Your task is to output the listing word for word, with pictures excluded.

Raw data:
------------------------------

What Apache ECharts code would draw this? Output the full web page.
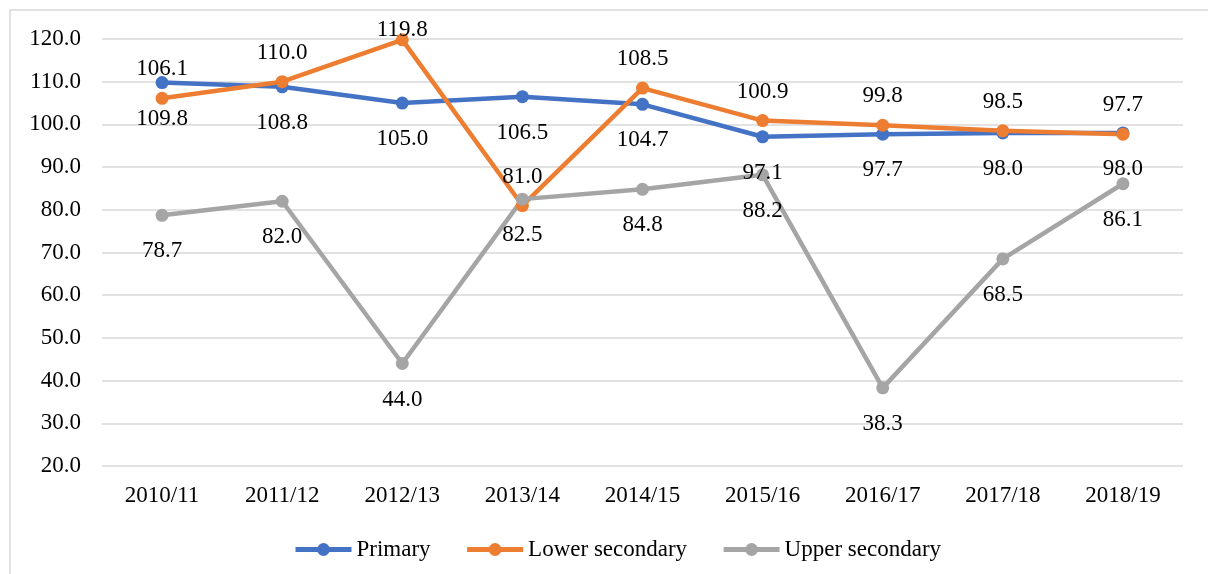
<!DOCTYPE html>
<html>
<head>
<meta charset="utf-8">
<script src="https://cdn.jsdelivr.net/npm/echarts@6/dist/echarts.min.js"></script>
<style>
  html, body { margin: 0; padding: 0; background: #fff; }
  #chart { width: 1208px; height: 574px; }
</style>
</head>
<body>
<div id="chart"></div>
<script>
const years = ['2010/11', '2011/12', '2012/13', '2013/14', '2014/15', '2015/16', '2016/17', '2017/18', '2018/19'];
const primary = [109.8, 108.8, 105.0, 106.5, 104.7, 97.1, 97.7, 98.0, 98.0];
const lowerSecondary = [106.1, 110.0, 119.8, 81.0, 108.5, 100.9, 99.8, 98.5, 97.7];
const upperSecondary = [78.7, 82.0, 44.0, 82.5, 84.8, 88.2, 38.3, 68.5, 86.1];

const font = 'Liberation Serif, Times New Roman, serif';
const myChart = echarts.init(document.getElementById('chart'));

function makeSeries(name, data, color, pos, dist) {
  return {
    name: name,
    type: 'line',
    // label at the top edge sits lower so it stays inside the chart
    data: data.map(v => v >= 119 ? { value: v, label: { offset: [0, 19] } } : v),
    symbol: 'circle',
    symbolSize: 13,
    lineStyle: { width: 4.5, color: color },
    itemStyle: { color: color },
    label: {
      show: true,
      position: pos,
      distance: dist,
      color: '#000',
      fontFamily: font,
      fontSize: 23,
      formatter: p => p.value.toFixed(1)
    },
    emphasis: { disabled: true }
  };
}

let option = {
  backgroundColor: '#fff',
  animation: false,
  graphic: [{
    type: 'rect',
    shape: { x: 10, y: 10, width: 1220, height: 600 },
    style: { fill: 'none', stroke: '#d9d9d9', lineWidth: 1.5 },
    silent: true
  }],
  grid: { left: 102, right: 25, top: 39, bottom: 108 },
  legend: {
    left: 288,
    top: 533,
    itemWidth: 56,
    itemHeight: 16,
    itemGap: 34,
    lineStyle: { width: 5 },
    textStyle: { fontFamily: font, fontSize: 23, color: '#000' },
    data: ['Primary', 'Lower secondary', 'Upper secondary']
  },
  xAxis: {
    type: 'category',
    data: years,
    axisLine: { show: false },
    axisTick: { show: false },
    axisLabel: { color: '#000', fontFamily: font, fontSize: 23, margin: 18 }
  },
  yAxis: {
    type: 'value',
    min: 20,
    max: 120,
    interval: 10,
    axisLine: { show: false },
    axisTick: { show: false },
    splitLine: { lineStyle: { color: '#d9d9d9', width: 1.5 } },
    axisLabel: {
      color: '#000', fontFamily: font, fontSize: 23, margin: 21,
      formatter: v => v.toFixed(1)
    }
  },
  series: [
    makeSeries('Primary', primary, '#4472C4', 'bottom', 18),
    makeSeries('Lower secondary', lowerSecondary, '#ED7D31', 'top', 11),
    makeSeries('Upper secondary', upperSecondary, '#A5A5A5', 'bottom', 18)
  ]
};
option && myChart.setOption(option);
</script>
</body>
</html>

------------------------------

Solution below:
What Apache ECharts code would draw this? Output the full web page.
<!DOCTYPE html>
<html>
<head>
<meta charset="utf-8">
<script src="https://cdn.jsdelivr.net/npm/echarts@6/dist/echarts.min.js"></script>
<style>
  html, body { margin: 0; padding: 0; background: #fff; }
  #chart { width: 1208px; height: 574px; }
</style>
</head>
<body>
<div id="chart"></div>
<script>
const years = ['2010/11', '2011/12', '2012/13', '2013/14', '2014/15', '2015/16', '2016/17', '2017/18', '2018/19'];
const primary = [109.8, 108.8, 105.0, 106.5, 104.7, 97.1, 97.7, 98.0, 98.0];
const lowerSecondary = [106.1, 110.0, 119.8, 81.0, 108.5, 100.9, 99.8, 98.5, 97.7];
const upperSecondary = [78.7, 82.0, 44.0, 82.5, 84.8, 88.2, 38.3, 68.5, 86.1];

const font = 'Liberation Serif, Times New Roman, serif';
const myChart = echarts.init(document.getElementById('chart'));

function makeSeries(name, data, color, pos, dist) {
  return {
    name: name,
    type: 'line',
    // label at the top edge sits lower so it stays inside the chart
    data: data.map(v => v >= 119 ? { value: v, label: { offset: [0, 19] } } : v),
    symbol: 'circle',
    symbolSize: 13,
    lineStyle: { width: 4.5, color: color },
    itemStyle: { color: color },
    label: {
      show: true,
      position: pos,
      distance: dist,
      color: '#000',
      fontFamily: font,
      fontSize: 23,
      formatter: p => p.value.toFixed(1)
    },
    emphasis: { disabled: true }
  };
}

let option = {
  backgroundColor: '#fff',
  animation: false,
  graphic: [{
    type: 'rect',
    shape: { x: 10, y: 10, width: 1220, height: 600 },
    style: { fill: 'none', stroke: '#d9d9d9', lineWidth: 1.5 },
    silent: true
  }],
  grid: { left: 102, right: 25, top: 39, bottom: 108 },
  legend: {
    left: 288,
    top: 533,
    itemWidth: 56,
    itemHeight: 16,
    itemGap: 34,
    lineStyle: { width: 5 },
    textStyle: { fontFamily: font, fontSize: 23, color: '#000' },
    data: ['Primary', 'Lower secondary', 'Upper secondary']
  },
  xAxis: {
    type: 'category',
    data: years,
    axisLine: { show: false },
    axisTick: { show: false },
    axisLabel: { color: '#000', fontFamily: font, fontSize: 23, margin: 18 }
  },
  yAxis: {
    type: 'value',
    min: 20,
    max: 120,
    interval: 10,
    axisLine: { show: false },
    axisTick: { show: false },
    splitLine: { lineStyle: { color: '#d9d9d9', width: 1.5 } },
    axisLabel: {
      color: '#000', fontFamily: font, fontSize: 23, margin: 21,
      formatter: v => v.toFixed(1)
    }
  },
  series: [
    makeSeries('Primary', primary, '#4472C4', 'bottom', 18),
    makeSeries('Lower secondary', lowerSecondary, '#ED7D31', 'top', 11),
    makeSeries('Upper secondary', upperSecondary, '#A5A5A5', 'bottom', 18)
  ]
};
option && myChart.setOption(option);
</script>
</body>
</html>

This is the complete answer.